William Britt came to Skagway from Norway in the gold rush and worked as a druggist and was a member of the Arctic Brotherhood and City Council by 1905. He met and married Sophia and they had a son, Jacob William Britt born here in Skagway in 1905 or 1906.
Jacob lived in Alaska until about 1930 and then joined the Navy. He married and moved to San Diego by 1940. By 1942 Lt. Commander Britt was in the South Pacific in command of the Asheville (PG-21)
(The Asheville was built in Charleston N.C. and launched on July 4, 1918. It underwent several overhauls and was known as PG-21.)

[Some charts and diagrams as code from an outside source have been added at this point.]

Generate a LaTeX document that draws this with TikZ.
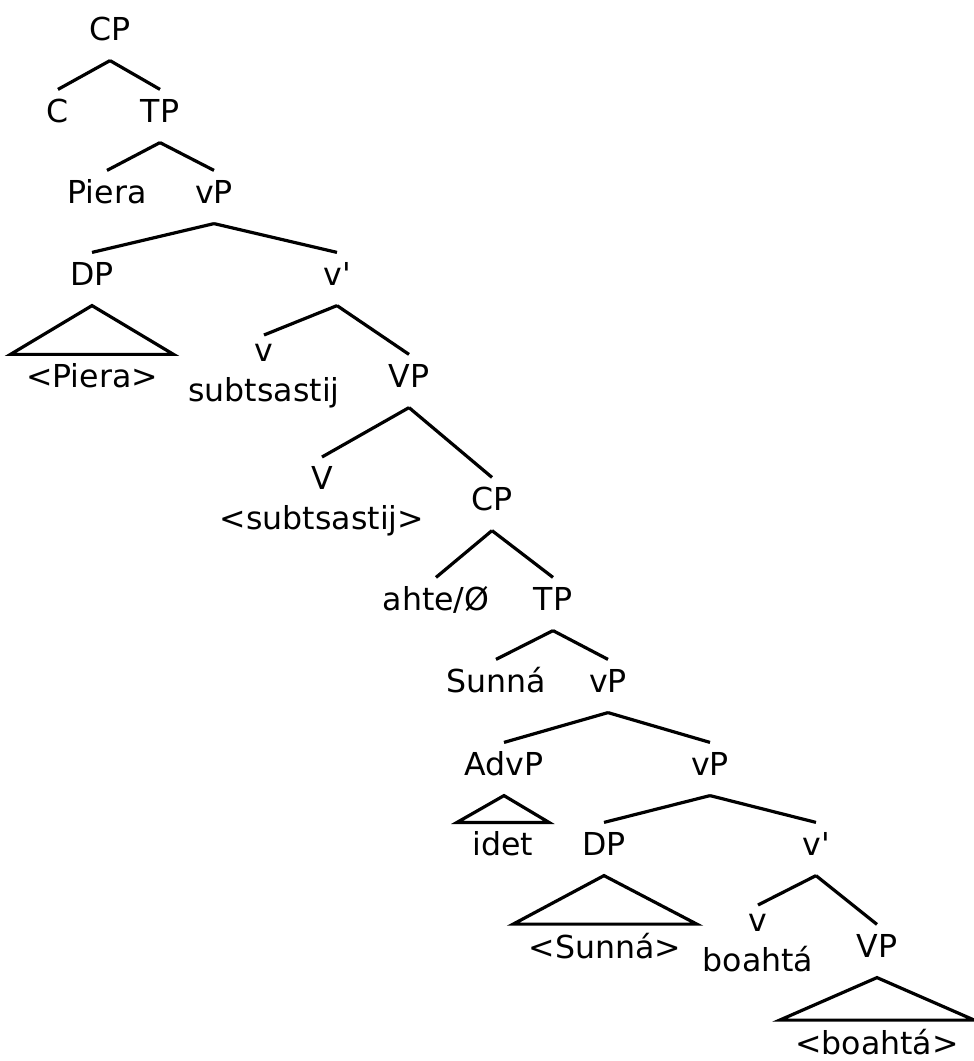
\documentclass[tikz,border=0pt]{standalone}
\usepackage{fontspec}
\setmainfont{DejaVu Sans}
\begin{document}
\begin{tikzpicture}[x=0.5pt, y=-0.5pt, line width=1.6pt,
        font=\fontsize{15.8pt}{20pt}\selectfont,
        cat/.style={anchor=base, text height=11.5pt, text depth=5.5pt, inner xsep=2pt, inner ysep=4pt},
        roof/.style={anchor=base, inner xsep=7pt, inner ysep=3.5pt},
        pair/.style={anchor=north, align=center, inner ysep=4pt}]
    \useasboundingbox (0,0) rectangle (974,1061);
    \node[cat] (cpA) at (110,40) {CP};
    \node[cat] (cA) at (58,122) {C};
    \node[cat] (tpA) at (160,122) {TP};
    \node[cat] (piera) at (107,203) {Piera};
    \node[cat] (vpA) at (214,203) {vP};
    \node[cat] (dpA) at (92,285) {DP};
    \node[roof] (pieraT) at (92,387) {<Piera>};
    \node[cat] (vbarA) at (337,285) {v\textquotesingle};
    \node[pair] (vA) at (264,335) {v\\subtsastij};
    \node[cat] (VPA) at (409,387) {VP};
    \node[pair] (VA) at (322,457) {V\\<subtsastij>};
    \node[cat] (cpB) at (492,510) {CP};
    \node[cat] (ahte) at (436,610) {ahte/Ø};
    \node[cat] (tpB) at (553,610) {TP};
    \node[cat] (sunna) at (496,692) {Sunná};
    \node[cat] (vpB) at (608,692) {vP};
    \node[cat] (advp) at (504,775) {AdvP};
    \node[roof] (idet) at (503,855) {idet};
    \node[cat] (vpC) at (710,775) {vP};
    \node[cat] (dpB) at (604,855) {DP};
    \node[roof] (sunnaT) at (605,958) {<Sunná>};
    \node[cat] (vbarB) at (816,855) {v\textquotesingle};
    \node[pair] (vB) at (758,905) {v\\boahtá};
    \node[cat] (VPB) at (877,957) {VP};
    \node[roof] (boahtaT) at (877,1054) {<boahtá>};
    \draw (cpA.south) -- (cA.north);
    \draw (cpA.south) -- (tpA.north);
    \draw (tpA.south) -- (piera.north);
    \draw (tpA.south) -- (vpA.north);
    \draw (vpA.south) -- (dpA.north);
    \draw (vpA.south) -- (vbarA.north);
    \draw (dpA.south) -- (pieraT.north west) -- (pieraT.north east) -- cycle;
    \draw (vbarA.south) -- (vA.north);
    \draw (vbarA.south) -- (VPA.north);
    \draw (VPA.south) -- (VA.north);
    \draw (VPA.south) -- (cpB.north);
    \draw (cpB.south) -- (ahte.north);
    \draw (cpB.south) -- (tpB.north);
    \draw (tpB.south) -- (sunna.north);
    \draw (tpB.south) -- (vpB.north);
    \draw (vpB.south) -- (advp.north);
    \draw (vpB.south) -- (vpC.north);
    \draw (advp.south) -- (idet.north west) -- (idet.north east) -- cycle;
    \draw (vpC.south) -- (dpB.north);
    \draw (vpC.south) -- (vbarB.north);
    \draw (dpB.south) -- (sunnaT.north west) -- (sunnaT.north east) -- cycle;
    \draw (vbarB.south) -- (vB.north);
    \draw (vbarB.south) -- (VPB.north);
    \draw (VPB.south) -- (boahtaT.north west) -- (boahtaT.north east) -- cycle;
\end{tikzpicture}
\end{document}
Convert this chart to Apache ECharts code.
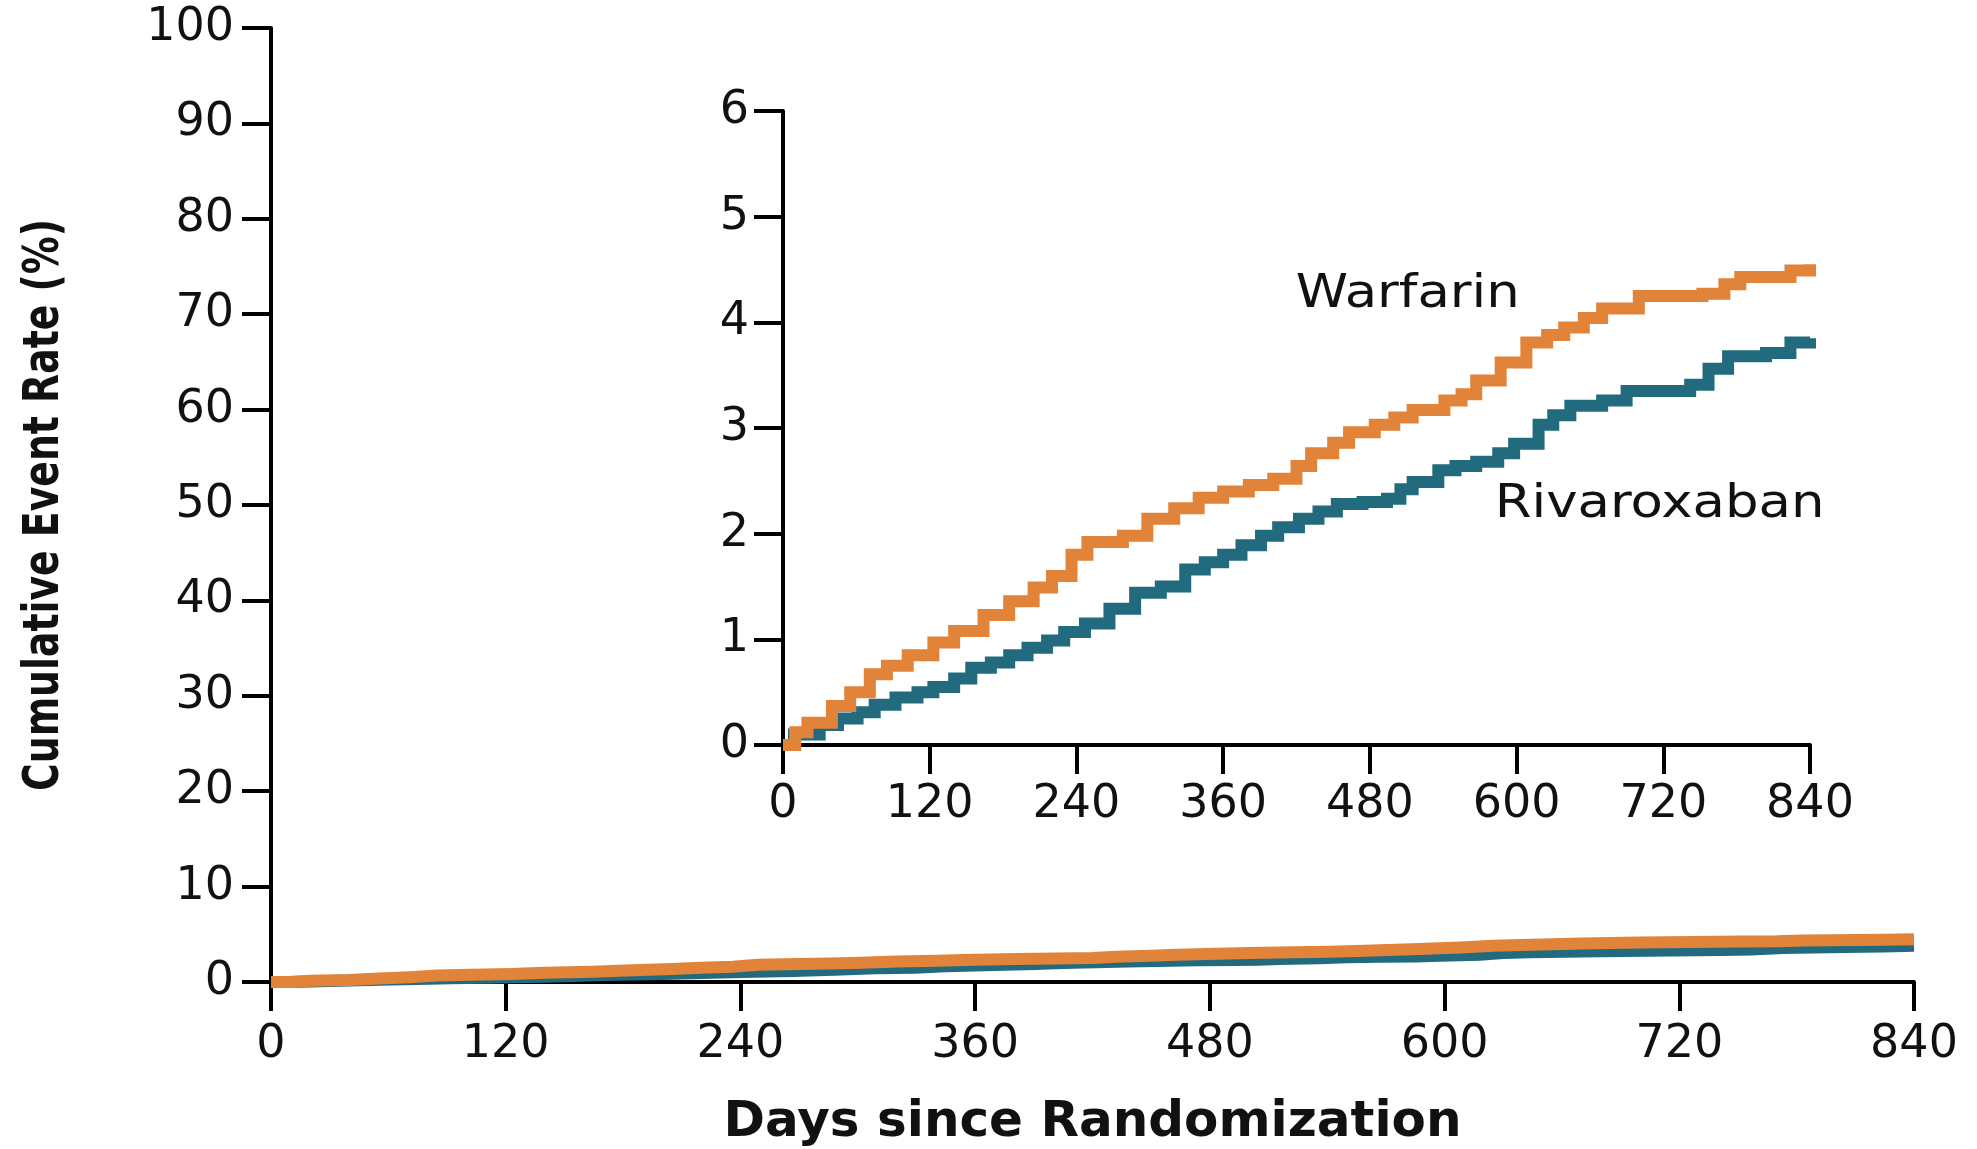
<!DOCTYPE html>
<html>
<head>
<meta charset="utf-8">
<title>Cumulative Event Rate</title>
<script src="https://cdn.jsdelivr.net/npm/echarts@6/dist/echarts.min.js"></script>
<style>
  html, body { margin: 0; padding: 0; background: #fff; }
  #chart { width: 1977px; height: 1149px; }
</style>
</head>
<body>
<div id="chart"></div>
<script>
// days since randomization / cumulative event rate (%)
const warfarinDays = [0, 10, 20, 40, 55, 71, 85, 102, 123, 140, 164, 185, 205, 220, 236, 249, 278, 298, 320, 340, 360, 381, 401, 420, 432, 450, 463, 484, 500, 515, 541, 555, 567, 587, 608, 625, 639, 655, 670, 700, 752, 770, 783, 824, 840]
const warfarinRate = [0, 0.12, 0.21, 0.37, 0.5, 0.67, 0.75, 0.85, 0.97, 1.08, 1.23, 1.36, 1.49, 1.6, 1.8, 1.92, 1.98, 2.14, 2.24, 2.34, 2.4, 2.46, 2.52, 2.64, 2.76, 2.86, 2.96, 3.03, 3.1, 3.17, 3.26, 3.32, 3.45, 3.62, 3.81, 3.88, 3.95, 4.04, 4.13, 4.25, 4.27, 4.36, 4.43, 4.49, 4.55]

const rivaroxabanDays = [0, 9, 30, 45, 61, 75, 92, 110, 123, 140, 154, 170, 185, 200, 216, 230, 247, 267, 288, 309, 329, 345, 360, 375, 391, 405, 422, 438, 453, 474, 494, 505, 515, 536, 550, 567, 585, 598, 618, 630, 644, 670, 690, 742, 757, 773, 804, 824, 840]
const rivaroxabanRate = [0, 0.1, 0.19, 0.25, 0.31, 0.38, 0.45, 0.5, 0.55, 0.63, 0.73, 0.78, 0.85, 0.92, 0.99, 1.07, 1.15, 1.29, 1.44, 1.5, 1.66, 1.73, 1.8, 1.89, 1.98, 2.06, 2.14, 2.21, 2.28, 2.3, 2.33, 2.42, 2.49, 2.6, 2.64, 2.68, 2.76, 2.85, 3.03, 3.12, 3.21, 3.26, 3.35, 3.41, 3.56, 3.68, 3.71, 3.81, 3.85]

// axis ticks
const dayTicks = [0, 120, 240, 360, 480, 600, 720, 840]
const mainRateTicks = [0, 10, 20, 30, 40, 50, 60, 70, 80, 90, 100]
const insetRateTicks = [0, 1, 2, 3, 4, 5, 6]

// series names shown inside the inset, at (day, rate)
const labelNames = ['Warfarin', 'Rivaroxaban']
const labelDays = [511, 717]
const labelRates = [4.26, 2.27]

const ORANGE = '#e2833a'
const TEAL = '#226b7e'
const FONT = 'DejaVu Sans'

function pairs(xs, ys) {
  return xs.map((x, i) => [x, ys[i]])
}

function axisStyle() {
  return {
    axisLine: { show: true, onZero: false, lineStyle: { color: '#000', width: 4 } },
    axisTick: { show: true, inside: false, length: 29, lineStyle: { color: '#000', width: 4 } },
    splitLine: { show: false }
  }
}

function xAxis(gridIndex, gap) {
  return Object.assign({
    type: 'value',
    gridIndex: gridIndex,
    min: dayTicks[0],
    max: dayTicks[dayTicks.length - 1],
    interval: dayTicks[1] - dayTicks[0],
    axisLabel: { color: '#111', fontFamily: FONT, fontSize: 46, margin: gap }
  }, axisStyle())
}

function yAxis(gridIndex, ticks, gap) {
  return Object.assign({
    type: 'value',
    gridIndex: gridIndex,
    min: ticks[0],
    max: ticks[ticks.length - 1],
    interval: ticks[1] - ticks[0],
    axisLabel: { color: '#111', fontFamily: FONT, fontSize: 46, margin: gap }
  }, axisStyle())
}

function km(name, days, rate, color, axisIndex) {
  return {
    name: name,
    type: 'line',
    step: 'end',
    xAxisIndex: axisIndex,
    yAxisIndex: axisIndex,
    data: pairs(days, rate),
    showSymbol: false,
    lineStyle: { color: color, width: 12, join: 'miter', cap: 'butt' },
    itemStyle: { color: color },
    z: name === 'Warfarin' ? 3 : 2
  }
}

const chart = echarts.init(document.getElementById('chart'))

const option = {
  animation: false,
  backgroundColor: '#fff',
  grid: [
    { left: 271, top: 28, right: 63, bottom: 167, containLabel: false, outerBoundsMode: 'none' },
    { left: 783, top: 111, width: 1027, height: 634, containLabel: false, outerBoundsMode: 'none' }
  ],
  xAxis: [
    Object.assign(xAxis(0, 40), {
      name: 'Days since Randomization',
      nameLocation: 'middle',
      nameGap: 116,
      nameTextStyle: { color: '#111', fontFamily: FONT, fontWeight: 'bold', fontSize: 50 }
    }),
    xAxis(1, 37)
  ],
  yAxis: [
    yAxis(0, mainRateTicks, 37),
    yAxis(1, insetRateTicks, 34)
  ],
  series: [
    km('Rivaroxaban', rivaroxabanDays, rivaroxabanRate, TEAL, 0),
    km('Warfarin', warfarinDays, warfarinRate, ORANGE, 0),
    km('Rivaroxaban', rivaroxabanDays, rivaroxabanRate, TEAL, 1),
    km('Warfarin', warfarinDays, warfarinRate, ORANGE, 1)
  ]
}

chart.setOption(option)

// series name labels placed in inset data space
const labels = labelNames.map((name, i) => {
  const p = chart.convertToPixel({ xAxisIndex: 1, yAxisIndex: 1 }, [labelDays[i], labelRates[i]])
  return {
    type: 'text',
    x: p[0],
    y: p[1],
    scaleX: 1.15,
    style: {
      text: name,
      fill: '#111',
      font: '46px "' + FONT + '"',
      align: 'center',
      verticalAlign: 'middle'
    },
    z: 10
  }
})

// y axis title: tall, condensed bold, centred on the main plot
const mainTop = chart.convertToPixel({ xAxisIndex: 0, yAxisIndex: 0 }, [0, 100])
const mainBottom = chart.convertToPixel({ xAxisIndex: 0, yAxisIndex: 0 }, [0, 0])
labels.push({
  type: 'text',
  x: 45,
  y: (mainTop[1] + mainBottom[1]) / 2,
  rotation: Math.PI / 2,
  scaleX: 0.84,
  style: {
    text: 'Cumulative Event Rate (%)',
    fill: '#111',
    font: 'bold 50px "DejaVu Sans Condensed", "DejaVu Sans"',
    align: 'center',
    verticalAlign: 'middle'
  }
})

chart.setOption({ graphic: labels })
</script>
</body>
</html>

On the morning of 1 March 1942, Vice Admiral William A. Glassford, Commander, Southwest Pacific Force (formerly the U.S. Asiatic Fleet) ordered American naval vessels to retire to Australian waters. During World War 2, Lt. Jacob W. Britt was in command of the Asheville (PG-21) when he was ordered to leave Tjilatjap, Java, on 1 March 1942, bound for Fremantle. At 0615 on 2 March, Tulsa sighted a ship, and identified her as Asheville—probably the last time the latter was in sight of friendly forces. During the forenoon watch on 3 March, Asheville radioed “being attacked,” some 300 miles south of Java. The minesweeper Whippoorwill (AM-35), heard the initial distress call and turned toward the reported position some 90 miles away. When a second report specified that the ship was being attacked by a surface vessel, however, Whippoorwill‘s captain, Lt. Comdr. Charles R. Ferriter, reasoning correctly that “any surface vessel that could successfully attack the Asheville would be too much” for his own command, ordered the minesweeper to resume her voyage to Australia.
Asheville, presumed lost, was stricken from the Navy list on 8 May 1942. Not until after World War II, however, did the story of her last battle emerge, when a survivor of heavy cruiser Houston (CA-30), told of meeting, in prison camp, Fireman 1st Class Fred L. Brown, 18 years old, had been in the gunboat’s fireroom when a Japanese surface force (Vice Admiral Kondo Nobutake) had overtaken the ship on 3 March 1942. Destroyers Arashi (Commander Watanabe Yasumasa) and Nowaki (Commander Koga Magatarou) overwhelmed Asheville, scoring hits on her forecastle and bridge; many men topside were dead by the time Brown arrived topside to abandon ship. All 160 men were lost.
A sailor on board one of the enemy destroyers threw out a line, which Brown grasped and was hauled on board. Sadly, Asheville‘s only known survivor perished in a Japanese prisoner-of-war camp on 18 March 1945.
Lt. Commander Britt born in Skagway Alaska was killed in action in the South Pacific on March 3, 1942.